Updated the POD as per Corion's suggestion and changed the code to use URI.pm for query string extraction.

Replies are listed 'Best First'.
Re: RFC: URI::SearchTerms
by Corion (Patriarch) on Oct 12, 2003 at 09:33 UTC

    A short thing on the synopsis - drop the alternatives. A good synopsis should have as much ready-to-copy code as possible.

    I would rewrite the synopsis as follows:

    use URI::SearchTerms; my $search_url = "http://www.google.com/search?q=foo+bar+baz"; my @terms = URI::SearchTerms->terms($search_url); print join ":", @terms, "\n";

    All the finer things, like calling alternatives should go in the detailed discussion of every function (that is, into the discussion of terms()).

    Whether you use the class-style call or the fully qualified style call is a matter of taste, and I'm not exactly sure which one I prefer - I guess both are relatively valid, as there is not much use to pass more than one search url to the function.

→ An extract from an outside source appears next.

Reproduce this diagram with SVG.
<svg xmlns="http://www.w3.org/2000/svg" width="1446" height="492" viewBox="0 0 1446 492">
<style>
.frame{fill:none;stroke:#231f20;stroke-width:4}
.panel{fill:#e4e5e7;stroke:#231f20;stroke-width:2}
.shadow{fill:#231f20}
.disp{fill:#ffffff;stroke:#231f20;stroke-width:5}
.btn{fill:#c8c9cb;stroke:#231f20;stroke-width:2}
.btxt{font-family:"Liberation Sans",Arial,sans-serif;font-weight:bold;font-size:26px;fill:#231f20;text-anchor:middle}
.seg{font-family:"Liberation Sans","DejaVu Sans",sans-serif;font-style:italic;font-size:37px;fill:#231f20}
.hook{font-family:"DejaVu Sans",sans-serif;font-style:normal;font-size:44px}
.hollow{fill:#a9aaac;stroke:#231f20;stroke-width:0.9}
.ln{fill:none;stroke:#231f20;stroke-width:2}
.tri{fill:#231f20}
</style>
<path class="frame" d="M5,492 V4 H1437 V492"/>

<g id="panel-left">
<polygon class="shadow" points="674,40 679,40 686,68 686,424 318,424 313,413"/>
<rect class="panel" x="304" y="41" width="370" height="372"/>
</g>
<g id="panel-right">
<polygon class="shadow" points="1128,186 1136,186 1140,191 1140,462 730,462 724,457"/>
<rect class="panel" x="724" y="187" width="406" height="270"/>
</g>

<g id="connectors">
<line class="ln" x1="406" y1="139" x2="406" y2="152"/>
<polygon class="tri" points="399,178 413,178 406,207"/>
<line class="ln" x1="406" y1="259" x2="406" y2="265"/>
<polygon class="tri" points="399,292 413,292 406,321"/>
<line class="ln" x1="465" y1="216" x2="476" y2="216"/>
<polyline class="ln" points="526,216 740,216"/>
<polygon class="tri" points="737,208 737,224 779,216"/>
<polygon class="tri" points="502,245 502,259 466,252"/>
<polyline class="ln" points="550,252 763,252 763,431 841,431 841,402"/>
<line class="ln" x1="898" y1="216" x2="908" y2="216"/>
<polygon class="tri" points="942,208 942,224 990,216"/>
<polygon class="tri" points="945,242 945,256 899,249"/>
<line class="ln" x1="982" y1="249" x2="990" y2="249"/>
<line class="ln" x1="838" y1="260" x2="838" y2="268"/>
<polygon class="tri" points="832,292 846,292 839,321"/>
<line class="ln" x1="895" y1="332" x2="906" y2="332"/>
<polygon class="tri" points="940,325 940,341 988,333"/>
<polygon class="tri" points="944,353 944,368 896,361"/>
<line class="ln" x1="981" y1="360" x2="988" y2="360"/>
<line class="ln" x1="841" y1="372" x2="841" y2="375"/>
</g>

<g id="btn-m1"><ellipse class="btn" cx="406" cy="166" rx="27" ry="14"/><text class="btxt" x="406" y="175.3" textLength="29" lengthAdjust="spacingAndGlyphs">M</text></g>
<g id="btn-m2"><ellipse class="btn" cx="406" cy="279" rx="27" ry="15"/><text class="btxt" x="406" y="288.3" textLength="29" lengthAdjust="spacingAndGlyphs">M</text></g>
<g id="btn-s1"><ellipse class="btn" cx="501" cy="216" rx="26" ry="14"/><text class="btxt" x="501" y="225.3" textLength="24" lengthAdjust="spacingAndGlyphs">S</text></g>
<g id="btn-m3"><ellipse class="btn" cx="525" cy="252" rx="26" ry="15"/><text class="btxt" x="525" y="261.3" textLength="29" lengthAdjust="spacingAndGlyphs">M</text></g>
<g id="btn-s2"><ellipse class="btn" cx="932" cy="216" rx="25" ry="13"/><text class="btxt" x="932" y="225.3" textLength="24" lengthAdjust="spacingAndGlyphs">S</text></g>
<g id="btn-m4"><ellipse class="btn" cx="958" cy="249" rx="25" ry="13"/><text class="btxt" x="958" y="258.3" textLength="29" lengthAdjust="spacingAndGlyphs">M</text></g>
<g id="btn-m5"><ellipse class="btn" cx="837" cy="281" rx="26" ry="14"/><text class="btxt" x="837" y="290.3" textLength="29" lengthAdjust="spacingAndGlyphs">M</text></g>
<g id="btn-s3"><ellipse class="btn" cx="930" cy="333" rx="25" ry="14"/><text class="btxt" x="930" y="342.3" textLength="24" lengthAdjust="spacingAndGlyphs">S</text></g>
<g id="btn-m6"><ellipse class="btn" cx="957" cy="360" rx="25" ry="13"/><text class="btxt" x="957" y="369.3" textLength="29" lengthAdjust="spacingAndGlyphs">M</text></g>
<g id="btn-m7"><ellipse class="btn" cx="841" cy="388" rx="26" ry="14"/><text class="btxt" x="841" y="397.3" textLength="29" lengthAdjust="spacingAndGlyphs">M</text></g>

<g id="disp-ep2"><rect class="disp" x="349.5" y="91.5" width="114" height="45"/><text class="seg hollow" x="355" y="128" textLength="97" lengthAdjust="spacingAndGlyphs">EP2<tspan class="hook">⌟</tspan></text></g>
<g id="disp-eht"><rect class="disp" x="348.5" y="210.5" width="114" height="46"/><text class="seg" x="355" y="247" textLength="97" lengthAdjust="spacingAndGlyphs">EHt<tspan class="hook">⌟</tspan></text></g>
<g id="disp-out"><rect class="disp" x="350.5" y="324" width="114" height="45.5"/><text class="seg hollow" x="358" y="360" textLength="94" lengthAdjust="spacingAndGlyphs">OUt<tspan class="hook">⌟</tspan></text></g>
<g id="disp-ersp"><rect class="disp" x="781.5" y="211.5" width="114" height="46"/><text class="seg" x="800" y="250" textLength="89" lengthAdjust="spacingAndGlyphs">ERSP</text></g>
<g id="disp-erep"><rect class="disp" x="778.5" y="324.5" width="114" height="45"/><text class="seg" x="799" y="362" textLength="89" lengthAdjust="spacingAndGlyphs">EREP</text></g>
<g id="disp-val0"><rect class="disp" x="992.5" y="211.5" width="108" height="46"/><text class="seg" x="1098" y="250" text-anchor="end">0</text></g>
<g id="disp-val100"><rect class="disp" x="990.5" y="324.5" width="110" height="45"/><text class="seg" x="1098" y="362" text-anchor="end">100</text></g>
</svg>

    perl -MHTTP::Daemon -MHTTP::Response -MLWP::Simple -e ' ; # The $d = new HTTP::Daemon and fork and getprint $d->url and exit;#spider ($c = $d->accept())->get_request(); $c->send_response( new #in the HTTP::Response(200,$_,$_,qq(Just another Perl hacker\n))); ' # web
Re: RFC: URI::SearchTerms
by Juerd (Abbot) on Oct 12, 2003 at 14:07 UTC
      Arrrrgh. I wish I had seen that beforehand. Oh well. Any idea why the name Sequin was used?

        Any idea why the name Sequin was used?

        S earch
        E ngine
        Q uery
        U RL
        I nformation
        N oter

        Juerd # { site => 'juerd.nl', plp_site => 'plp.juerd.nl', do_not_use => 'spamtrap' }

Re: RFC: URI::SearchTerms
by Jaap (Curate) on Oct 12, 2003 at 11:51 UTC
      Yes, at some point.
Re: RFC: URI::SearchTerms
by Zaxo (Archbishop) on Oct 12, 2003 at 04:21 UTC
      Yes, I have. I assume you mean as a namespace since WWW::Search provides a different function. The reason I wasn't sure about it being a good namespace is that it is used for modules that actually do the search. I guess it depends whether you'd classify my module as mainly dealing with URLs or web searches.
Re: RFC: URI::SearchTerms
by Jaap (Curate) on Oct 12, 2003 at 11:35 UTC
    Should I make use of CGI::Simple/CGI for the query string parsing? Or should I just pull the relevant code from the module and plop it into my own?

    If all the searchengines your Module can work with use the default ?aap=blaat&boat=bloat way of encoding the URL's, you should use the CGI module as a module. The advantage is that when someune fixes a bug in CGI.pm, you don't need to manually fix that bug in your module too.
      If he sticks to URI.pm, he doesn't have to worry about bugs in CGI.pm ;)

      MJD says "you can't just make shit up and expect the computer to know what you mean, retardo!"
      I run a Win32 PPM repository for perl 5.6.x and 5.8.x -- I take requests (README).
      ** The third rule of perl club is a statement of fact: pod is sexy.